Soziokybernetik ist ein Forschungsbereich, in dem sich die Soziologie mit einigen Nachbardisziplinen aus den Natur- und Technikwissenschaften trifft, um die seit C. P. Snow übliche Auffassung, dass die Sozial- und Geisteswissenschaften einerseits und die Natur- und Technikwissenschaften andererseits als verschiedene Wissenschaftskulturen nebeneinander stehend sich wechselseitig nichts zu sagen haben, im Wissenschaftsalltag zu überwinden. Nicht allein für Soziologen in Forschungsbereichen, die den Natur- oder Technikwissenschaften nahestehen, wie beispielsweise die Wissenschafts- oder Technikforschung, Medien- und Kommunikationssoziologie, Soziologie und Ökologie oder Modellbildung und Simulation, sondern auch für Kollegen, die sich mit Fragen soziologischer Theorie auseinandersetzen, war die Trennung in zwei »Wissenschaftskulturen« immer ein sehr fragwürdiges, ihre praktische Forschungsarbeit oft behinderndes Problem. Das Gleiche gilt aber auch für Naturwissenschaftler, beispielsweise aus den Bereichen medizinischer oder ökologischer Forschung, oder Technikwissenschaftler, etwa aus der Informatik, die sehr früh gesehen haben, dass sie ohne Kenntnisnahme der geistes- und sozialwissenschaftlichen Forschungsergebnisse auf enorme Schwierigkeiten in ihren F&E-Arbeiten stoßen.
Angesichts des verstärkten Nachdenkens in der Öffentlichkeit, wie sich Vorsorgestrategien für systemübergreifende Risiken ausarbeiten lassen, wie sich tradierte Produktionsformen und Konsummuster in eine ökologisch angemessenere Richtung verändern könnten, welche gesellschaftlichen Steuerungsinstrumente einzusetzen wären, etwa um den schwerstwiegenden Problemen der Globalisierung begegnen zu können, wie sich weltweite Sozialstandards umsetzen ließen oder wie realistische Strategien nachhaltiger Entwicklung entwickelt werden könnten, empfiehlt sich Soziokybernetik als Ansatz, um die mit derartigen Fragen verbundenen Komplexitäts- und Dynamikprobleme anzugehen.

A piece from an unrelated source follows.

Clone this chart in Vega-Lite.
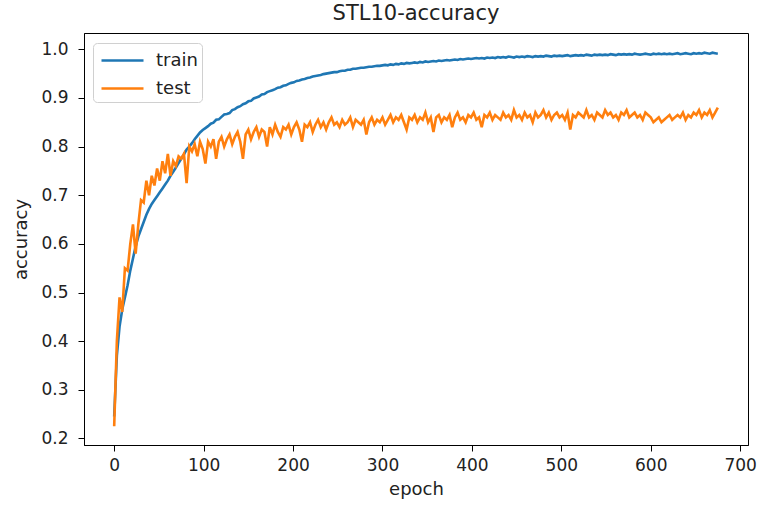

Nicht nur über ihre epistemologischen und paradigmatischen Grundlagen, sondern auch in der intensiven Nutzung informationstechnisch gestützter Computersysteme gelingt es der Kybernetik zunehmend, zwischen den beiden Wissenschaftskulturen einen wechselseitigen Bezug zu praktizieren. So wird es vermehrt möglich, traditionelle Probleme der Soziologie mit mathematischen Verfahren zu bearbeiten. Mit wachsendem Erfolg werden beispielsweise die neuen Methoden der Computermodellierung auf immer mehr Bereiche der Sozial- und Geisteswissenschaften angewendet – von der Simulation von Spracherwerbs- und Sprachproduktions-Prozessen über die Simulation von Unternehmens- und Marktprozessen ökonomischen Handelns bis zur formalen Modellierung der Evolution von Gesellschaften. Keineswegs können diese Verfahren die bewährten Forschungsmethoden der Soziologie ersetzen, aber mit ihrer Hilfe könnte es gelingen, das Problem der Überkomplexität sozialer Phänomene wissenschaftlich adäquater zu erfassen. Umgekehrt sind Computermodellierungen immer angewiesen auf das methodische und inhaltliche Know–how der etablierten soziologischen Forschung, ohne das die besten Modelle leer bleiben müssen.
Auch in umgekehrter Richtung lassen sich Veränderungen, die durch die Nutzung gemeinsamer Beschreibungssprachen und Modellierungsverfahren möglich geworden sind, beobachten: Auf dem Feld des Software-Engineering beispielsweise hat der Einfluss neokybernetischen Denkens dazu beigetragen, naive Vorstellungen über die Beobachtung und Modellierung sozialer Sachverhalte zu überwinden und durch neue Methoden (z. B. evolutionäre und zyklische Softwareentwicklungsverfahren auf der Basis einer konstruktivistischen Epistemologie) zu ersetzen.
Neben einer beschreibenden Soziokybernetik zur Erklärung gesellschaftlicher Phänomene eignet sich die in Regelsystemen erfolgende Analyse der Soziokybernetik zur Herleitung von Steuerungsoptionen oder neuen Zuständen im Sinne einer transformativen Wissenschaft.[1] So überträgt Thomas Swann (Loughborough University) das Viable System Model (VSM) Stafford Beers, der unter anderem das Projekt Cybersyn entwarf, auf die Occupy-Bewegung zur Herleitung einer „anarchistischen Kybernetik“.[2]